Do you know what is it like to be an immigrant child in present day America who will experience many challenges and changes? Immigrants are people who move from one country to another country and intend to stay permanently. Children immigrate because their family may want a better life, want to avoid gangs, wars, and other violence, or even a natural disaster destroyed their home. When children immigrate, they experience many challenges and changes such as becoming legalized to stay in the new country, learning a new language, doing well in school, and feeling like they can fit in.
Immigrant children experience many challenges when they try to become legalized. They may be forcefully separated from their parents and family when they cross borders into a new country. Children can even get detained in detention centers or deported back to their home country. Being reconnected with their family may take a long time or never happen, and the children feel unsafe and afraid. It can take months, years, until they turn 18 years old, or never, until they get reunited with their families again. If children are put in detention camps or have to wait to find out if they will get deported, they are very afraid about getting prosecuted for entering a country illegally. The immigrant children may experience going through the immigration court to become a legal citizen. An immigration judge makes a decision on if the child stays or will have to leave the country after a few or multiple court hearings. Some children may or may not have a lawyer or adult family members to help them understand and get through the court processes to remain in the new country.
Children who immigrate can face challenges learning a new language and going to a new school. Immigrant children can experience having a hard time learning a new language. This can make the child fall behind in school if they don’t have a bilingual teacher that knows their first language or a teacher that understands how to help a student learning a second language. Not being able to speak or read the new country’s language makes it challenging for the immigrant child to communicate and make new friends and understand their new community. When immigrant children go to school they can quickly fall behind on lessons that are being taught. This can occur because they do not understand the language or the concepts that may be completely different from concepts learned and taught in their culture and background. Their parents may not be able to help them with their homework. Some schools in America have special classes for students who are learning English and are new to the country. These classes are sometimes called English for Speakers of Other Languages or ESOL. Schools understand this challenge, and they may have interpreters and special services to help the families. Immigrant children may experience their parents having a hard time communicating with their new school because the parent feels intimidated interacting with teachers and school officials. The parents do not understand information sent home in a language they cannot read or speak, and they may have a very low level of education from their country. In some cultures females do not go to school at all and only certain groups are chosen to get an education.

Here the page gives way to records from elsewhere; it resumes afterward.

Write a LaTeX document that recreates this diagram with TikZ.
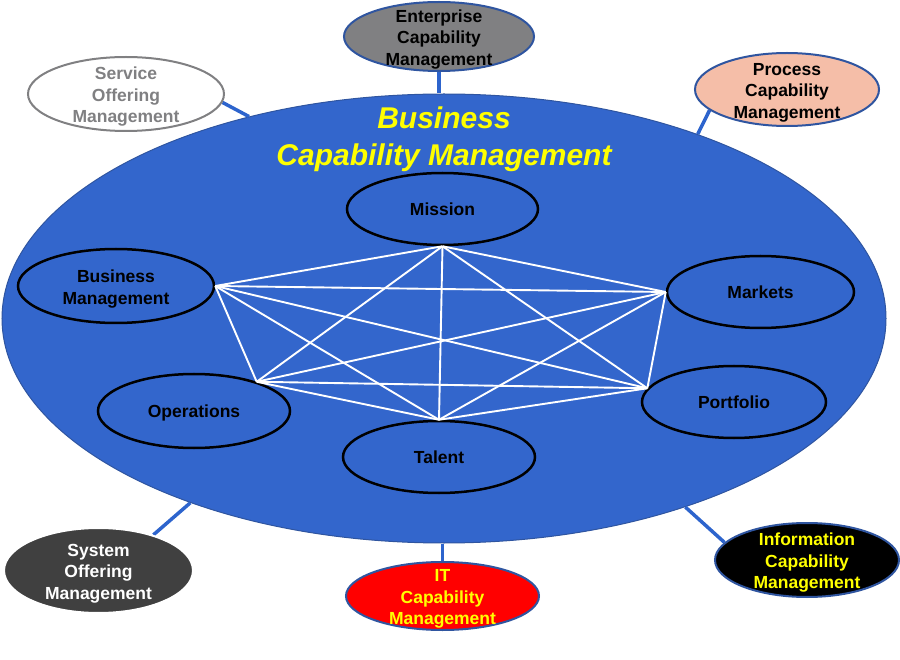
\documentclass[tikz,border=0pt]{standalone}
\usepackage{fontspec}
\setmainfont{Liberation Sans}
\usetikzlibrary{shapes.geometric}
\pgfdeclarelayer{bg}
\pgfsetlayers{bg,main}
\definecolor{bigblue}{RGB}{51,102,204}
\definecolor{edgeblue}{RGB}{47,85,160}
\definecolor{linkblue}{RGB}{45,100,205}
\definecolor{midgray}{RGB}{128,128,130}
\definecolor{salmon}{RGB}{245,190,168}
\definecolor{darkfill}{RGB}{64,64,64}
\definecolor{ylw}{RGB}{255,255,0}
\tikzset{
  lbl/.style={font=\fontsize{17.5}{21.5}\selectfont\bfseries, align=center},
  inner/.style={ellipse, draw=black, line width=2.5pt, inner sep=0pt},
  outer/.style={ellipse, draw=edgeblue, line width=2pt, inner sep=0pt},
  txt/.style={lbl, yshift=-3pt},
  link/.style={draw=linkblue, line width=3.5pt},
  web/.style={draw=white, line width=1.9pt},
}
\begin{document}
\begin{tikzpicture}[x=1pt,y=-1pt]
\useasboundingbox (0,0) rectangle (900,660);
% outer ellipses
\node[outer, fill=midgray, minimum width=190pt, minimum height=69pt,
  label={[txt]center:{Enterprise\\Capability\\Management}}] (ECM) at (439,36.5) {};
\node[outer, fill=white, draw=midgray, minimum width=196pt, minimum height=74pt,
  label={[txt,text=midgray]center:{Service\\Offering\\Management}}] (SOM) at (126,94) {};
\node[outer, fill=salmon, minimum width=184pt, minimum height=73pt,
  label={[txt]center:{Process\\Capability\\Management}}] (PCM) at (787,89.5) {};
\node[outer, fill=darkfill, draw=white, minimum width=189pt, minimum height=85pt,
  label={[txt,text=white]center:{System\\Offering\\Management}}] (SYS) at (98.5,570.5) {};
\node[outer, fill=red, minimum width=193pt, minimum height=68pt,
  label={[txt,text=ylw]center:{IT\\Capability\\Management}}] (ITC) at (442.5,596) {};
\node[outer, fill=black, minimum width=184pt, minimum height=74pt,
  label={[txt,text=ylw]center:{Information\\Capability\\Management}}] (ICM) at (807,560) {};
% big ellipse and connectors underneath
\begin{pgfonlayer}{bg}
\node[ellipse, fill=bigblue, draw=edgeblue, line width=1pt, minimum width=884pt, minimum height=449pt, inner sep=0pt] (BCM) at (444,318.5) {};
\draw[link] (ECM.south) -- (ECM.south |- BCM.north);
\draw[link] (SOM.-5) -- (BCM.134);
\draw[link] (PCM.195) -- (BCM.36);
\draw[link] (SYS.33) -- (BCM.216);
\draw[link] (ITC.north) -- (ITC.north |- BCM.south);
\draw[link] (ICM.168) -- (BCM.-38);
\end{pgfonlayer}
% title
\node[font=\fontsize{30}{37}\selectfont\bfseries\itshape, text=ylw, align=center] (TTL) at (444,139) {Business\\Capability Management};
% inner ellipses
\node[inner, lbl, minimum width=191pt, minimum height=72pt] (MIS) at (442.5,209) {Mission};
\node[inner, minimum width=196pt, minimum height=74pt,
  label={[txt]center:{Business\\Management}}] (BMG) at (116,286) {};
\node[inner, lbl, minimum width=187pt, minimum height=72pt] (MKT) at (760.5,292) {Markets};
\node[inner, minimum width=192pt, minimum height=74pt,
  label={[lbl,yshift=-2pt]center:Operations}] (OPS) at (194,411) {};
\node[inner, lbl, minimum width=184pt, minimum height=72pt] (POR) at (734,402) {Portfolio};
\node[inner, lbl, minimum width=192pt, minimum height=72pt] (TAL) at (439,457) {Talent};
% web
\coordinate (vM) at (MIS.south);
\coordinate (vB) at (BMG.east);
\coordinate (vK) at (MKT.west);
\coordinate (vO) at (OPS.25);
\coordinate (vP) at (POR.171);
\coordinate (vT) at (TAL.north);
\foreach \a/\b in {vM/vB,vM/vK,vM/vO,vM/vP,vM/vT,vB/vK,vB/vO,vB/vP,vB/vT,vK/vO,vK/vP,vK/vT,vO/vP,vO/vT,vP/vT}
  \draw[web] (\a) -- (\b);
\end{tikzpicture}
\end{document}
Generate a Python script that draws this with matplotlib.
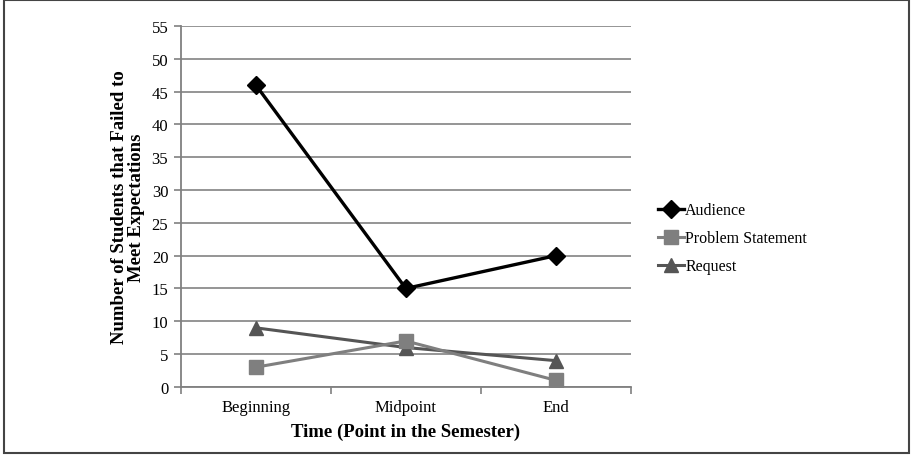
import matplotlib
matplotlib.use("Agg")
import matplotlib.pyplot as plt
from matplotlib.patches import Rectangle
from matplotlib.lines import Line2D

categories = ["Beginning", "Midpoint", "End"]
audience = [46, 15, 20]
problem_statement = [3, 7, 1]
request = [9, 6, 4]
y_ticks = [0, 5, 10, 15, 20, 25, 30, 35, 40, 45, 50, 55]

plt.rcParams["font.family"] = ["Liberation Serif", "DejaVu Serif"]

fig = plt.figure(figsize=(9.13, 4.64), dpi=100)
ax = fig.add_axes([0.198, 0.164, 0.493, 0.778])

x = list(range(len(categories)))
ax.plot(x, request, color="#555555", lw=2.2, marker="^", ms=10.5,
        label="Request", zorder=3)
ax.plot(x, problem_statement, color="#7f7f7f", lw=2.2, marker="s", ms=10,
        label="Problem Statement", zorder=3)
ax.plot(x, audience, color="#000000", lw=2.4, marker="D", ms=9,
        label="Audience", zorder=4)

ax.set_xlim(-0.5, 2.5)
ax.set_ylim(0, 55)
ax.set_yticks(y_ticks)
ax.set_xticks(x)
ax.set_xticklabels(categories)
ax.set_xticks([-0.5, 0.5, 1.5, 2.5], minor=True)
ax.tick_params(axis="x", which="major", length=0, labelsize=12, pad=9)
ax.tick_params(axis="x", which="minor", length=5, color="#808080", width=1.2)
ax.tick_params(axis="y", length=5, color="#808080", width=1.2, labelsize=12, pad=4)

ax.grid(axis="y", color="#8c8c8c", lw=1.3)
ax.set_axisbelow(True)
for side in ("top", "right"):
    ax.spines[side].set_visible(False)
for side in ("left", "bottom"):
    ax.spines[side].set_color("#808080")
    ax.spines[side].set_linewidth(1.3)

ax.set_xlabel("Time (Point in the Semester)", fontsize=13.5, fontweight="bold", labelpad=5)
ax.set_ylabel("Number of Students that Failed to\nMeet Expectations",
              fontsize=13.5, fontweight="bold", labelpad=5, linespacing=1.0)

handles = [
    Line2D([], [], color="#000000", lw=2.4, marker="D", ms=9),
    Line2D([], [], color="#7f7f7f", lw=2.2, marker="s", ms=10),
    Line2D([], [], color="#555555", lw=2.2, marker="^", ms=10.5),
]
fig.legend(handles, ["Audience", "Problem Statement", "Request"],
           loc="upper left", bbox_to_anchor=(0.705, 0.593),
           frameon=False, fontsize=11.5, handlelength=1.6, handletextpad=0.1,
           labelspacing=0.75)

fig.patches.append(Rectangle((0.004, 0.022), 0.992, 0.975, transform=fig.transFigure,
                             fill=False, edgecolor="#444444", lw=1.5))

fig.savefig("out.png", dpi=100)
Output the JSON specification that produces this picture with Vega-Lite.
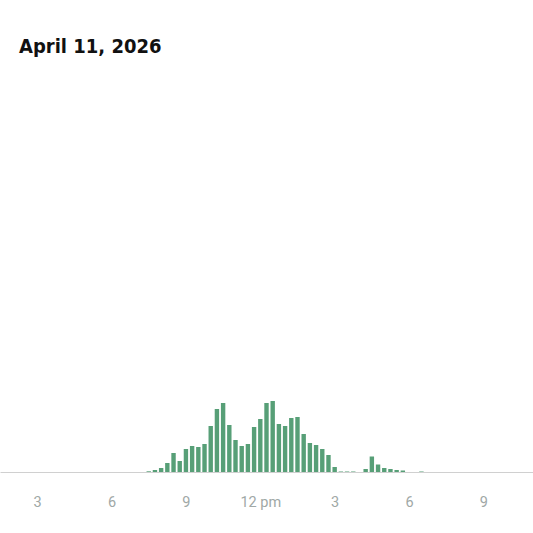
{
  "$schema": "https://vega.github.io/schema/vega-lite/v6.json",
  "width": 533,
  "height": 400,
  "autosize": "none",
  "padding": {"top": 72, "left": 0, "right": 0, "bottom": 61},
  "background": "white",
  "title": {
    "text": "April 11, 2026",
    "anchor": "start",
    "frame": "group",
    "dx": 19,
    "offset": -1,
    "baseline": "alphabetic",
    "font": "'Liberation Sans Narrow', 'DejaVu Sans Condensed', 'Roboto Condensed', sans-serif",
    "fontSize": 20,
    "fontWeight": "bold",
    "color": "#111111"
  },
  "config": {
    "view": {"stroke": null},
    "font": "Roboto"
  },
  "data": {
    "values": [
      {"hour": 7.5, "count": 0.7},
      {"hour": 7.75, "count": 2},
      {"hour": 8.0, "count": 4},
      {"hour": 8.25, "count": 9},
      {"hour": 8.5, "count": 19},
      {"hour": 8.75, "count": 11},
      {"hour": 9.0, "count": 23},
      {"hour": 9.25, "count": 26},
      {"hour": 9.5, "count": 25},
      {"hour": 9.75, "count": 28},
      {"hour": 10.0, "count": 46},
      {"hour": 10.25, "count": 63},
      {"hour": 10.5, "count": 69},
      {"hour": 10.75, "count": 47},
      {"hour": 11.0, "count": 32},
      {"hour": 11.25, "count": 26},
      {"hour": 11.5, "count": 28},
      {"hour": 11.75, "count": 45},
      {"hour": 12.0, "count": 53},
      {"hour": 12.25, "count": 69},
      {"hour": 12.5, "count": 71},
      {"hour": 12.75, "count": 48},
      {"hour": 13.0, "count": 46},
      {"hour": 13.25, "count": 54},
      {"hour": 13.5, "count": 55},
      {"hour": 13.75, "count": 38},
      {"hour": 14.0, "count": 29},
      {"hour": 14.25, "count": 27},
      {"hour": 14.5, "count": 23},
      {"hour": 14.75, "count": 17},
      {"hour": 15.0, "count": 5},
      {"hour": 15.25, "count": 0.5},
      {"hour": 15.5, "count": 0.5},
      {"hour": 15.75, "count": 0.5},
      {"hour": 16.25, "count": 3},
      {"hour": 16.5, "count": 15.5},
      {"hour": 16.75, "count": 7.5},
      {"hour": 17.0, "count": 4},
      {"hour": 17.25, "count": 3},
      {"hour": 17.5, "count": 2},
      {"hour": 17.75, "count": 1.5},
      {"hour": 18.5, "count": 0.5}
    ]
  },
  "mark": {"type": "bar", "width": 4.4, "color": "#579f77"},
  "encoding": {
    "x": {
      "field": "hour",
      "type": "quantitative",
      "scale": {"domain": [1.5, 23.0], "nice": false, "zero": false, "padding": 0},
      "axis": {
        "title": null,
        "values": [3, 6, 9, 12, 15, 18, 21],
        "labelExpr": "datum.value == 12 ? '12 pm' : datum.value > 12 ? '' + (datum.value - 12) : '' + datum.value",
        "grid": false,
        "ticks": false,
        "tickSize": 0,
        "domainColor": "#d0d0d0",
        "domainWidth": 1,
        "labelColor": "#a0a8a6",
        "labelFont": "Roboto",
        "labelFontSize": 14.5,
        "labelBaseline": "middle",
        "labelPadding": 30,
        "labelFlush": false,
        "labelOverlap": false
      }
    },
    "y": {
      "field": "count",
      "type": "quantitative",
      "scale": {"domain": [0, 400], "nice": false},
      "axis": null
    }
  }
}
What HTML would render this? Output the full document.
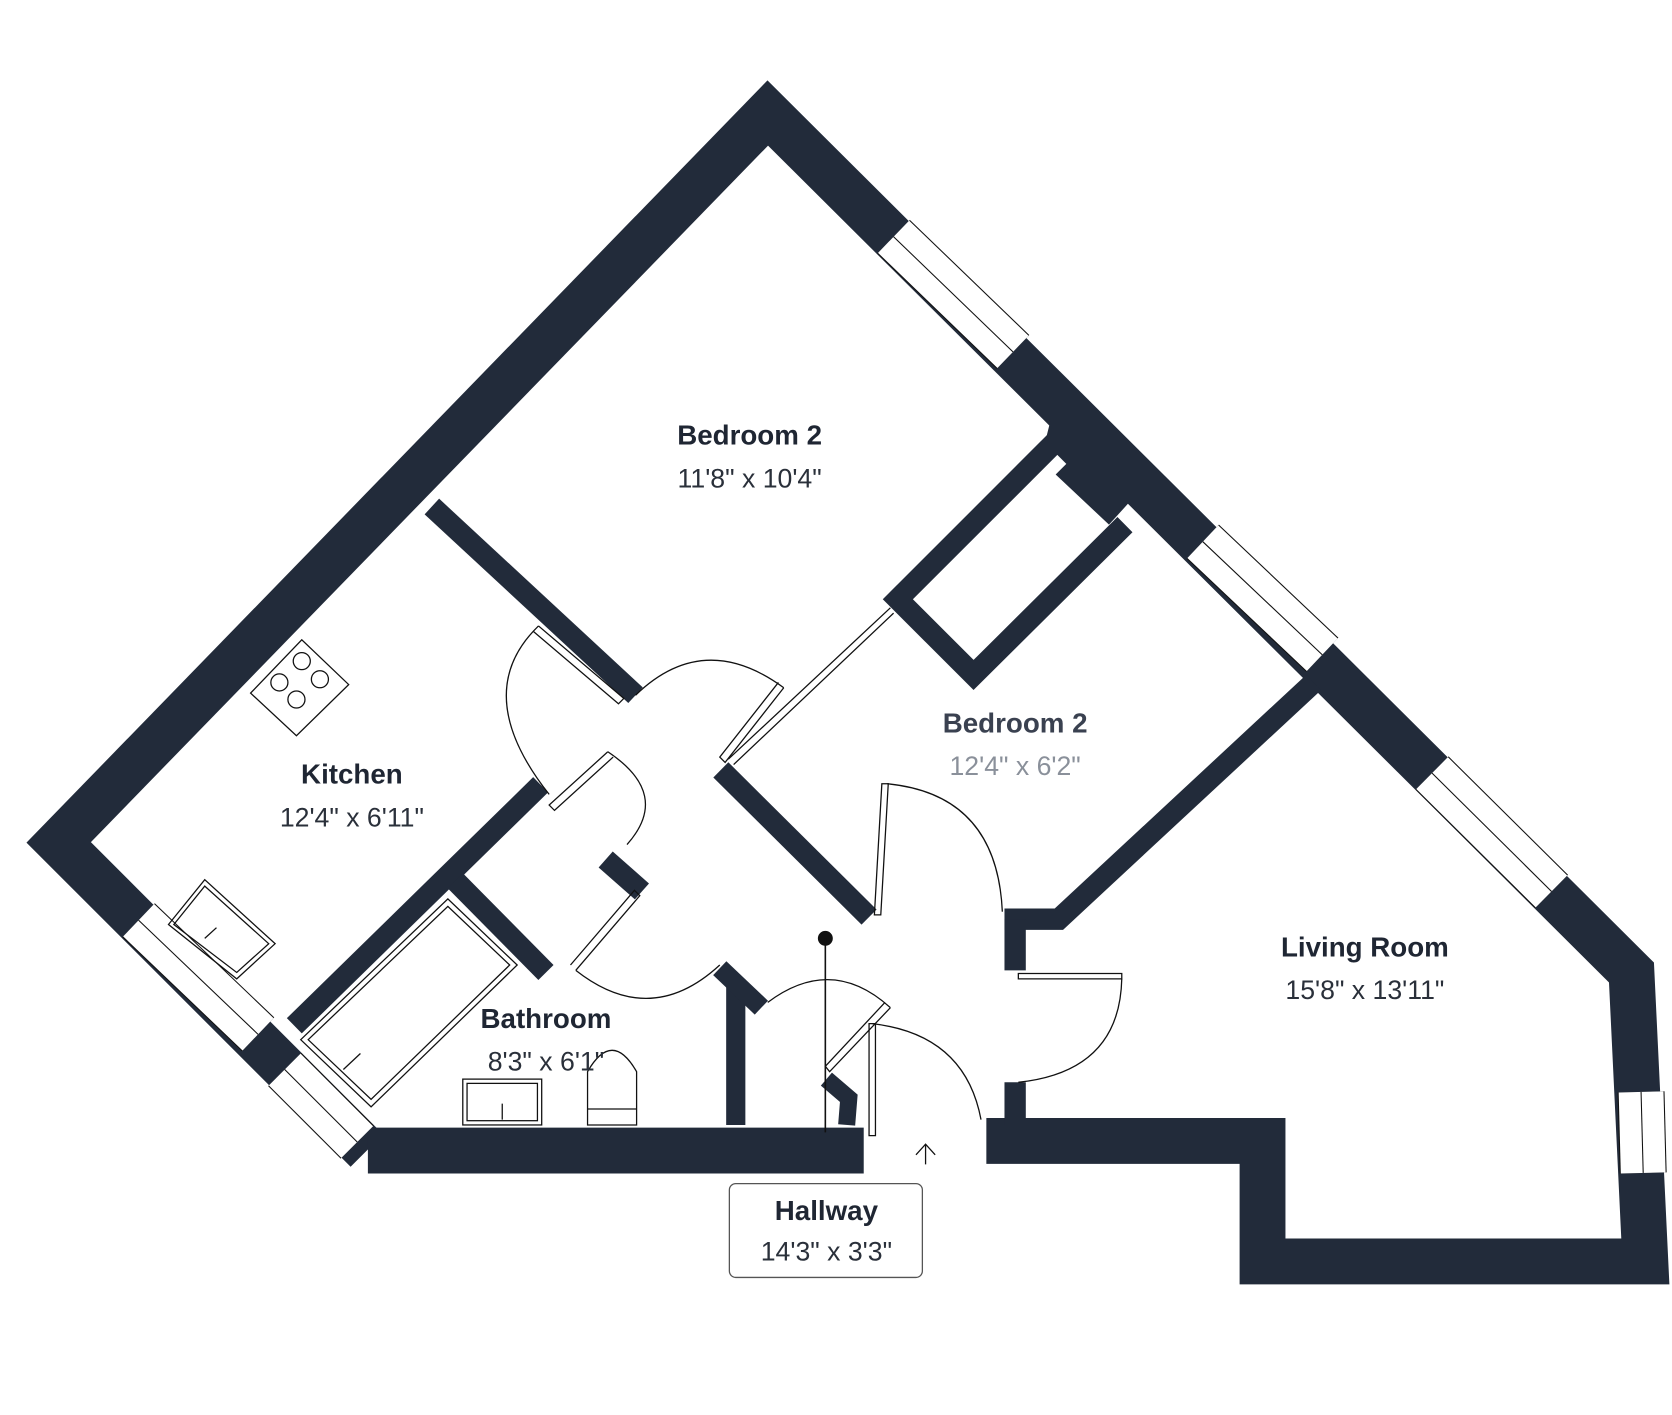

Many changes take place when immigrant children try to fit in to a new culture in a new country or keep their culture from their home country with clothing, food, and celebrations. Immigrant children often make changes to the clothes they wear to fit it. Their traditional clothing can look different and may be decorated with special thread and beads, use different fabric, have different patterns, or have different accessories. For example, Muslim people from different countries may wear headwraps, a headdress, and turbans to cover their heads or faces to show respect for their religious beliefs. Finding and choosing foods similar to their traditional ethnic food can be challenging and make it hard to fit in. When immigrant children go to school they may feel ashamed or get criticized for bringing food they normally eat with their family that may look and smell different. They may dislike the food choices at school in their new country, because it is not familiar to them and taste completely different. Going shopping for food and finding a restaurant to eat at with food from their culture may be hard for their family. Some foods not found in American school lunches, stores, and restaurants are dosa from India and mantu from Afghanistan. Families immigrant children come from could have had a farm, raised animals to eat, or went to different types of markets for spices, fruits, vegetables, and meats that are hard to find in the new country. Immigrant children can experience many different traditions, celebrations, and holidays in a new country that they did not have in their home country. Celebrations in the new country can be different, because of the new country’s traditions, history, and religious holidays may not be the same. For example, celebrations for Holi, Basanth, Noruz, Shichi-Go-San, and many more traditions may not take place in the new country.
Today’s immigrant children experience different challenges and changes after leaving their home country and arriving in a new country. Many immigrant children try to become a legal citizen in the new country, learn a new language, go to a new school and adjust to the new environment, to blend into the new country. Many people may try to help immigrant children stay in the new country and heal from challenges and changes. As a result of these experiences, some immigrant children may struggle socially, academically, and mentally and feel like they don’t belong and others may succeed in life.